I'm making the assumption the market drops another 10% in 6-12 months, so you have to pay rent for that time realistically. That's a true cost (roughly 10-15K lost) between scenerio 1 & 4.
I feel I am in on a "which came first - the chicken or the egg" debate.
BTW - the last time interest rates shot up, the price of homes DID NOT go down. Now, I am just relaying what I lived through when interest rates were at 13%. Take it or leave it - I tend to base my predictions on the future based on what I have seen happen in the past.
I feel I am in on a "which came first - the chicken or the egg" debate.
BTW - the last time interest rates shot up, the price of homes DID NOT go down. Now, I am just relaying what I lived through when interest rates were at 13%. Take it or leave it - I tend to base my predictions on the future based on what I have seen happen in the past.
But what were wages like, were they still increasing during that time?

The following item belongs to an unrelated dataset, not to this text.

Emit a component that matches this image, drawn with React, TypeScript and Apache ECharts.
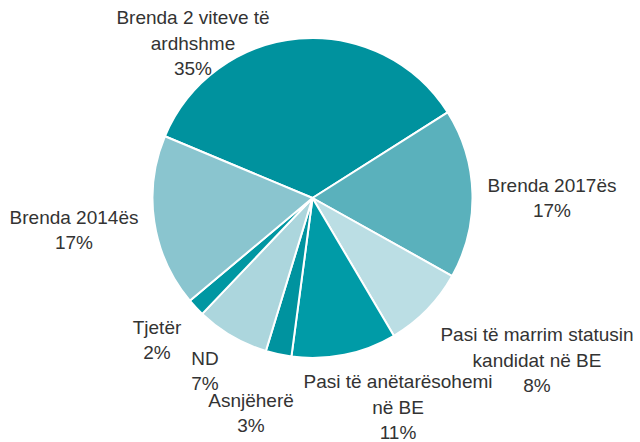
import React, { useEffect, useRef } from "react";
import * as echarts from "echarts";

const categories = [
  "Brenda 2 viteve të\nardhshme",
  "Brenda 2017ës",
  "Pasi të marrim statusin\nkandidat në BE",
  "Pasi të anëtarësohemi\nnë BE",
  "Asnjëherë",
  "ND",
  "Tjetër",
  "Brenda 2014ës",
];
const values = [34.7, 17.1, 8.4, 10.6, 2.6, 7.4, 1.8, 17.4];
const colors = [
  "#00929E",
  "#5AB1BC",
  "#BBDEE4",
  "#009BA7",
  "#00939F",
  "#ACD6DD",
  "#0097A2",
  "#8AC5CF",
];
// label block centres (layout only)
const labelPos: [number, number][] = [
  [193, 43],
  [552, 198],
  [537, 360],
  [398, 407],
  [251, 413],
  [205, 371],
  [157, 340],
  [74, 230],
];

export default function App() {
  const ref = useRef<HTMLDivElement>(null);
  useEffect(() => {
    if (!ref.current) return;
    const chart = echarts.init(ref.current, null, { renderer: "svg" });
    chart.setOption({
      animation: false,
      backgroundColor: "#ffffff",
      series: [
        {
          type: "pie",
          center: [312.5, 198],
          radius: 160,
          startAngle: 157.3,
          clockwise: true,
          avoidLabelOverlap: false,
          itemStyle: { borderColor: "#ffffff", borderWidth: 2 },
          label: {
            show: true,
            position: "outside",
            color: "#333333",
            fontFamily: "Liberation Sans",
            fontSize: 19,
            lineHeight: 25.5,
            align: "center",
            formatter: (p: any) => `${p.name}\n${Math.round(p.value)}%`,
          },
          labelLine: { show: false },
          labelLayout: (params: any) => {
            const pos = labelPos[params.dataIndex];
            return { x: pos[0], y: pos[1], align: "center", verticalAlign: "middle" };
          },
          emphasis: { disabled: true },
          data: categories.map((c, i) => ({
            name: c,
            value: values[i],
            itemStyle: { color: colors[i] },
          })),
        },
      ],
    });
    return () => chart.dispose();
  }, []);
  return (
    <div
      ref={ref}
      style={{ position: "fixed", left: 0, top: 0, width: 640, height: 442 }}
    />
  );
}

And what was the unemployment rate like, was it increasing like it is now?
I'm not sure why people think renting is wasting money. If I have 500k at say 5% it spins off 25000/yr. So I can spend that on a rental of about 2100/month. The same 500k locked up in a house doesn't spin off any cash, all I have is the potential for any sort of appreciation, I only get it if I sell and the market has to be right. Locking up a large amount of money in a home is a bad investment move...
Here's something to consider: I read earliar this week (can't find the art. now but I think NY Times) Toll Bros said they will RAISE their prices on about 40-50 % of their building projects so as to make up for loss revenues incurred in '09.
So, we are all assuming that builders will hold or lower their prices. I don't know and can't venture a guess as I am not a builder.
So, we are all assuming that builders will hold or lower their prices. I don't know and can't venture a guess as I am not a builder.
Or... go out of business because their product is no longer needed. The other effect of the massive housing boom was to bring a lot of capacity into the market. This is going to go down too. Just because a developer says he is going to raise prices means it's going to happen. Who exactly will be there to pay these higher prices? It's not like people are not being laid off in droves.